━━━━━ PROVIDED MATERIAL ━━━━━
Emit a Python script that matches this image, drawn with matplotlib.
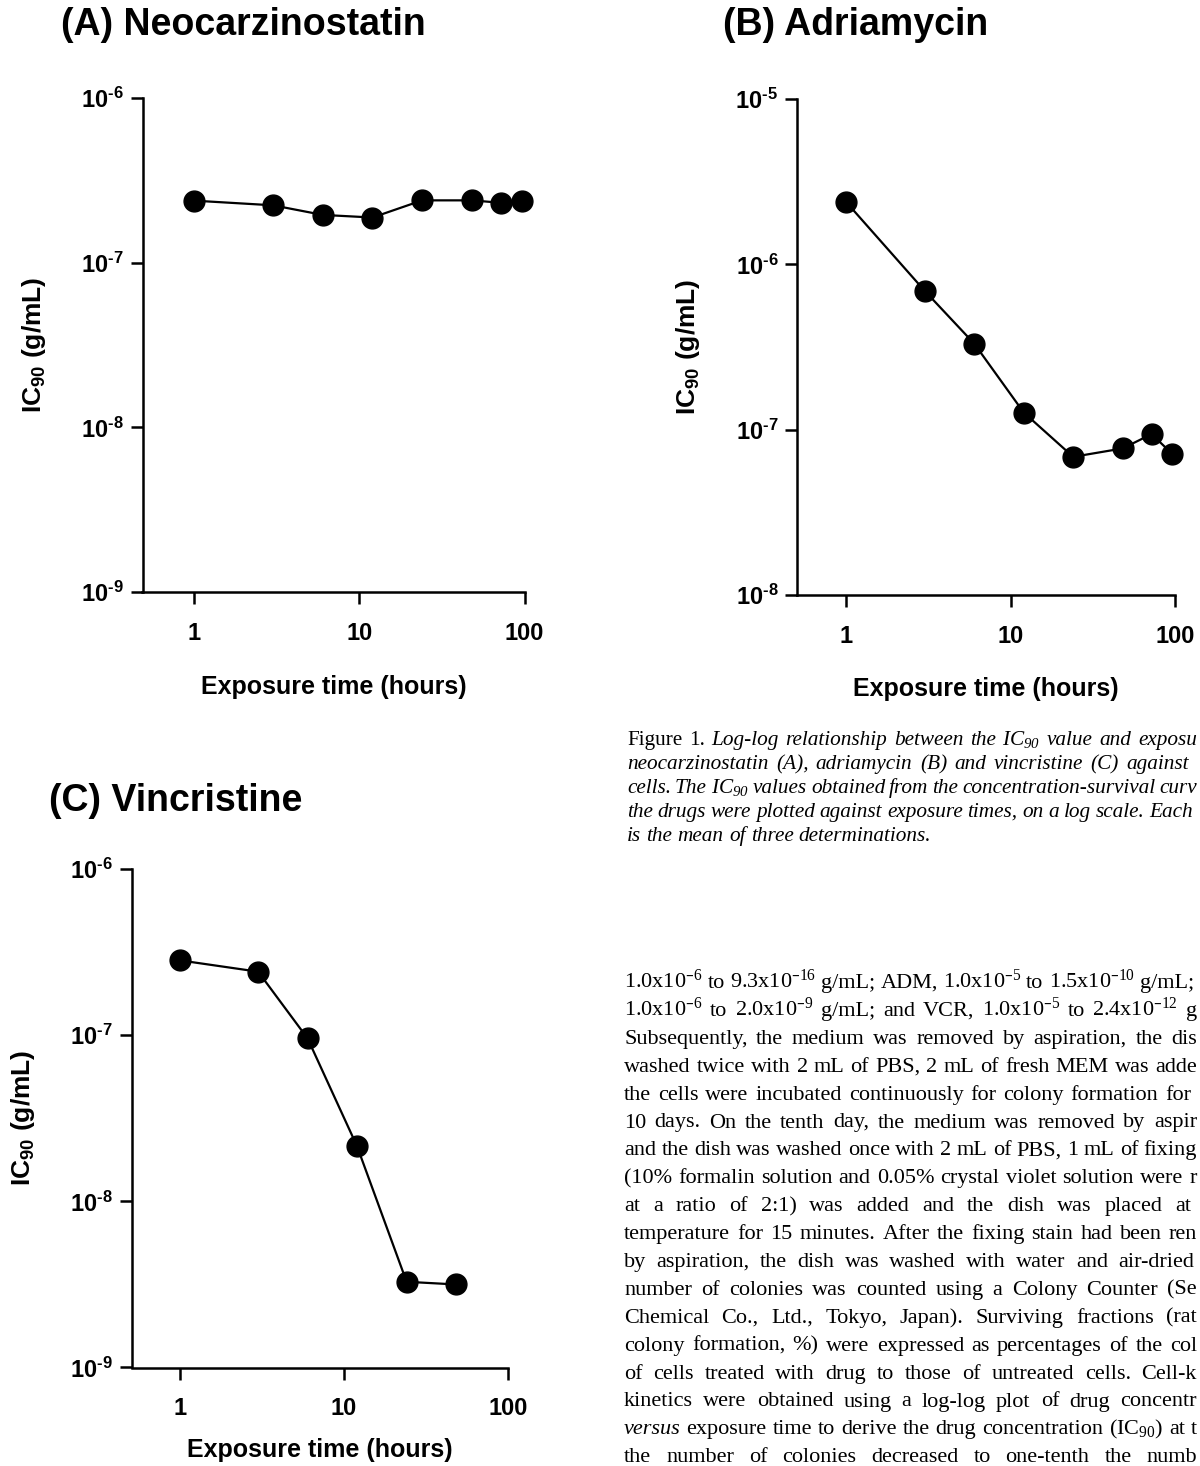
import numpy as np
import matplotlib
matplotlib.use('Agg')
import matplotlib.pyplot as plt

plt.rcParams['font.family'] = ['Liberation Sans', 'DejaVu Sans']
plt.rcParams['mathtext.default'] = 'regular'

W, H = 1200, 1466

# IC90 values
hours_A = [1, 3, 6, 12, 24, 48, 72, 96]
ic90_A = [2.38e-7, 2.23e-7, 1.95e-7, 1.88e-7, 2.39e-7, 2.39e-7, 2.31e-7, 2.38e-7]

hours_B = [1, 3, 6, 12, 24, 48, 72, 96]
ic90_B = [2.37e-6, 6.9e-7, 3.31e-7, 1.27e-7, 6.85e-8, 7.7e-8, 9.4e-8, 7.15e-8]

hours_C = [1, 3, 6, 12, 24, 48]
ic90_C = [2.82e-7, 2.41e-7, 9.55e-8, 2.14e-8, 3.28e-9, 3.16e-9]

titles = ['(A) Neocarzinostatin', '(B) Adriamycin', '(C) Vincristine']
x_ticks = [1, 10, 100]
x_ticklabels = ['1', '10', '100']
y_ticks_A = [1e-9, 1e-8, 1e-7, 1e-6]
y_labels_A = ['$10^{‐9}$', '$10^{‐8}$', '$10^{‐7}$', '$10^{‐6}$']
y_ticks_B = [1e-8, 1e-7, 1e-6, 1e-5]
y_labels_B = ['$10^{‐8}$', '$10^{‐7}$', '$10^{‐6}$', '$10^{‐5}$']

# page text ('~' flips italic/upright for that word)
caption = [
    '~Figure ~1. Log-log relationship between the IC$_{90}$ value and exposu',
    'neocarzinostatin (A), adriamycin (B) and vincristine (C) against',
    'cells. The IC$_{90}$ values obtained from the concentration-survival curv',
    'the drugs were plotted against exposure times, on a log scale. Each',
    'is the mean of three determinations.',
]
body = [
    '1.0x10$^{–6}$ to 9.3x10$^{–16}$ g/mL; ADM, 1.0x10$^{–5}$ to 1.5x10$^{–10}$ g/mL;',
    '1.0x10$^{–6}$ to 2.0x10$^{–9}$ g/mL; and VCR, 1.0x10$^{–5}$ to 2.4x10$^{–12}$ g',
    'Subsequently, the medium was removed by aspiration, the dis',
    'washed twice with 2 mL of PBS, 2 mL of fresh MEM was adde',
    'the cells were incubated continuously for colony formation for',
    '10 days. On the tenth day, the medium was removed by aspir',
    'and the dish was washed once with 2 mL of PBS, 1 mL of fixing',
    '(10% formalin solution and 0.05% crystal violet solution were r',
    'at a ratio of 2:1) was added and the dish was placed at',
    'temperature for 15 minutes. After the fixing stain had been ren',
    'by aspiration, the dish was washed with water and air-dried',
    'number of colonies was counted using a Colony Counter (Se',
    'Chemical Co., Ltd., Tokyo, Japan). Surviving fractions (rat',
    'colony formation, %) were expressed as percentages of the col',
    'of cells treated with drug to those of untreated cells. Cell-k',
    'kinetics were obtained using a log-log plot of drug concentr',
    '~versus exposure time to derive the drug concentration (IC$_{90}$) at t',
    'the number of colonies decreased to one-tenth the numb',
]
caption_right = [1197, 1189, 1197, 1193, None]
body_right = [1194, 1197, 1197, 1197, 1191, 1197, 1197, 1197, 1191,
              1197, 1194, 1197, 1197, 1197, 1197, 1197, 1197, 1197]

fig = plt.figure(figsize=(12, 14.66), dpi=100)
renderer = fig.canvas.get_renderer()


def px_axes(x0, y0, x1, y1):
    return fig.add_axes([x0 / W, 1 - y1 / H, (x1 - x0) / W, (y1 - y0) / H])


def panel(ax, hours, ic90, xmin, yticks, ylabels, xpad):
    ax.plot(hours, ic90, color='black', lw=1.6, marker='o', ms=15,
            mfc='black', mec='black', clip_on=False)
    ax.set_xscale('log')
    ax.set_yscale('log')
    ax.set_xlim(xmin, 100)
    ax.set_ylim(yticks[0], yticks[-1])
    ax.set_xticks(x_ticks, x_ticklabels)
    ax.set_yticks(yticks, ylabels)
    ax.minorticks_off()
    for s in ['top', 'right']:
        ax.spines[s].set_visible(False)
    for s in ['left', 'bottom']:
        ax.spines[s].set_linewidth(1.8)
    ax.tick_params(length=8.5, width=1.8, labelsize=17, direction='out')
    ax.tick_params(axis='x', pad=13)
    ax.tick_params(axis='y', pad=5)
    for lab in ax.get_xticklabels() + ax.get_yticklabels():
        lab.set_fontweight('bold')
    ax.set_xlabel('Exposure time (hours)', fontsize=18, fontweight='bold', labelpad=xpad)
    ax.set_ylabel('IC$_{90}$ (g/mL)', fontsize=19, fontweight='bold', labelpad=24)
    ax.patch.set_alpha(0)


axA = px_axes(142.5, 98, 524.5, 592)
panel(axA, hours_A, ic90_A, 0.486, y_ticks_A, y_labels_A, 22)
axB = px_axes(797, 99, 1175, 595)
panel(axB, hours_B, ic90_B, 0.5, y_ticks_B, y_labels_B, 21)
axC = px_axes(131.5, 869, 508.5, 1367.5)
panel(axC, hours_C, ic90_C, 0.509, y_ticks_A, y_labels_A, 13)

title_font = dict(fontsize=27, fontweight='bold', va='center', ha='left')
fig.text(61 / W, 1 - 25 / H, titles[0], **title_font)
fig.text(723 / W, 1 - 25 / H, titles[1], **title_font)
fig.text(49 / W, 1 - 801 / H, titles[2], **title_font)


def put_line(y, text, x0, x1, italic, size):
    pieces = []
    for w in text.split(' '):
        it = italic
        if w.startswith('~'):
            it = not italic
            w = w[1:]
        t = fig.text(x0 / W, 1 - y / H, w, fontsize=size, va='baseline', ha='left',
                     family=['Liberation Serif', 'DejaVu Serif'],
                     style='italic' if it else 'normal')
        pieces.append(t)
    widths = [t.get_window_extent(renderer).width for t in pieces]
    if x1 is None:
        gap = size * 100 / 72 * 0.25
    else:
        gap = (x1 - x0 - sum(widths)) / (len(pieces) - 1)
    x = x0
    for t, wd in zip(pieces, widths):
        t.set_x(x / W)
        x += wd + gap


for i, line in enumerate(caption):
    put_line(745 + 24 * i, line, 627, caption_right[i], True, 15.3)

for i, line in enumerate(body):
    put_line(988 + 27.9 * i, line, 624, body_right[i], False, 16)

fig.savefig('out.png', dpi=100)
━━━━━
YOUR GOAL
Leave the pictures out and output the rest of the listing exactly.

FINAL ANSWER
Emit a Python script that matches this image, drawn with matplotlib.
import numpy as np
import matplotlib
matplotlib.use('Agg')
import matplotlib.pyplot as plt

plt.rcParams['font.family'] = ['Liberation Sans', 'DejaVu Sans']
plt.rcParams['mathtext.default'] = 'regular'

W, H = 1200, 1466

# IC90 values
hours_A = [1, 3, 6, 12, 24, 48, 72, 96]
ic90_A = [2.38e-7, 2.23e-7, 1.95e-7, 1.88e-7, 2.39e-7, 2.39e-7, 2.31e-7, 2.38e-7]

hours_B = [1, 3, 6, 12, 24, 48, 72, 96]
ic90_B = [2.37e-6, 6.9e-7, 3.31e-7, 1.27e-7, 6.85e-8, 7.7e-8, 9.4e-8, 7.15e-8]

hours_C = [1, 3, 6, 12, 24, 48]
ic90_C = [2.82e-7, 2.41e-7, 9.55e-8, 2.14e-8, 3.28e-9, 3.16e-9]

titles = ['(A) Neocarzinostatin', '(B) Adriamycin', '(C) Vincristine']
x_ticks = [1, 10, 100]
x_ticklabels = ['1', '10', '100']
y_ticks_A = [1e-9, 1e-8, 1e-7, 1e-6]
y_labels_A = ['$10^{‐9}$', '$10^{‐8}$', '$10^{‐7}$', '$10^{‐6}$']
y_ticks_B = [1e-8, 1e-7, 1e-6, 1e-5]
y_labels_B = ['$10^{‐8}$', '$10^{‐7}$', '$10^{‐6}$', '$10^{‐5}$']

# page text ('~' flips italic/upright for that word)
caption = [
    '~Figure ~1. Log-log relationship between the IC$_{90}$ value and exposu',
    'neocarzinostatin (A), adriamycin (B) and vincristine (C) against',
    'cells. The IC$_{90}$ values obtained from the concentration-survival curv',
    'the drugs were plotted against exposure times, on a log scale. Each',
    'is the mean of three determinations.',
]
body = [
    '1.0x10$^{–6}$ to 9.3x10$^{–16}$ g/mL; ADM, 1.0x10$^{–5}$ to 1.5x10$^{–10}$ g/mL;',
    '1.0x10$^{–6}$ to 2.0x10$^{–9}$ g/mL; and VCR, 1.0x10$^{–5}$ to 2.4x10$^{–12}$ g',
    'Subsequently, the medium was removed by aspiration, the dis',
    'washed twice with 2 mL of PBS, 2 mL of fresh MEM was adde',
    'the cells were incubated continuously for colony formation for',
    '10 days. On the tenth day, the medium was removed by aspir',
    'and the dish was washed once with 2 mL of PBS, 1 mL of fixing',
    '(10% formalin solution and 0.05% crystal violet solution were r',
    'at a ratio of 2:1) was added and the dish was placed at',
    'temperature for 15 minutes. After the fixing stain had been ren',
    'by aspiration, the dish was washed with water and air-dried',
    'number of colonies was counted using a Colony Counter (Se',
    'Chemical Co., Ltd., Tokyo, Japan). Surviving fractions (rat',
    'colony formation, %) were expressed as percentages of the col',
    'of cells treated with drug to those of untreated cells. Cell-k',
    'kinetics were obtained using a log-log plot of drug concentr',
    '~versus exposure time to derive the drug concentration (IC$_{90}$) at t',
    'the number of colonies decreased to one-tenth the numb',
]
caption_right = [1197, 1189, 1197, 1193, None]
body_right = [1194, 1197, 1197, 1197, 1191, 1197, 1197, 1197, 1191,
              1197, 1194, 1197, 1197, 1197, 1197, 1197, 1197, 1197]

fig = plt.figure(figsize=(12, 14.66), dpi=100)
renderer = fig.canvas.get_renderer()


def px_axes(x0, y0, x1, y1):
    return fig.add_axes([x0 / W, 1 - y1 / H, (x1 - x0) / W, (y1 - y0) / H])


def panel(ax, hours, ic90, xmin, yticks, ylabels, xpad):
    ax.plot(hours, ic90, color='black', lw=1.6, marker='o', ms=15,
            mfc='black', mec='black', clip_on=False)
    ax.set_xscale('log')
    ax.set_yscale('log')
    ax.set_xlim(xmin, 100)
    ax.set_ylim(yticks[0], yticks[-1])
    ax.set_xticks(x_ticks, x_ticklabels)
    ax.set_yticks(yticks, ylabels)
    ax.minorticks_off()
    for s in ['top', 'right']:
        ax.spines[s].set_visible(False)
    for s in ['left', 'bottom']:
        ax.spines[s].set_linewidth(1.8)
    ax.tick_params(length=8.5, width=1.8, labelsize=17, direction='out')
    ax.tick_params(axis='x', pad=13)
    ax.tick_params(axis='y', pad=5)
    for lab in ax.get_xticklabels() + ax.get_yticklabels():
        lab.set_fontweight('bold')
    ax.set_xlabel('Exposure time (hours)', fontsize=18, fontweight='bold', labelpad=xpad)
    ax.set_ylabel('IC$_{90}$ (g/mL)', fontsize=19, fontweight='bold', labelpad=24)
    ax.patch.set_alpha(0)


axA = px_axes(142.5, 98, 524.5, 592)
panel(axA, hours_A, ic90_A, 0.486, y_ticks_A, y_labels_A, 22)
axB = px_axes(797, 99, 1175, 595)
panel(axB, hours_B, ic90_B, 0.5, y_ticks_B, y_labels_B, 21)
axC = px_axes(131.5, 869, 508.5, 1367.5)
panel(axC, hours_C, ic90_C, 0.509, y_ticks_A, y_labels_A, 13)

title_font = dict(fontsize=27, fontweight='bold', va='center', ha='left')
fig.text(61 / W, 1 - 25 / H, titles[0], **title_font)
fig.text(723 / W, 1 - 25 / H, titles[1], **title_font)
fig.text(49 / W, 1 - 801 / H, titles[2], **title_font)


def put_line(y, text, x0, x1, italic, size):
    pieces = []
    for w in text.split(' '):
        it = italic
        if w.startswith('~'):
            it = not italic
            w = w[1:]
        t = fig.text(x0 / W, 1 - y / H, w, fontsize=size, va='baseline', ha='left',
                     family=['Liberation Serif', 'DejaVu Serif'],
                     style='italic' if it else 'normal')
        pieces.append(t)
    widths = [t.get_window_extent(renderer).width for t in pieces]
    if x1 is None:
        gap = size * 100 / 72 * 0.25
    else:
        gap = (x1 - x0 - sum(widths)) / (len(pieces) - 1)
    x = x0
    for t, wd in zip(pieces, widths):
        t.set_x(x / W)
        x += wd + gap


for i, line in enumerate(caption):
    put_line(745 + 24 * i, line, 627, caption_right[i], True, 15.3)

for i, line in enumerate(body):
    put_line(988 + 27.9 * i, line, 624, body_right[i], False, 16)

fig.savefig('out.png', dpi=100)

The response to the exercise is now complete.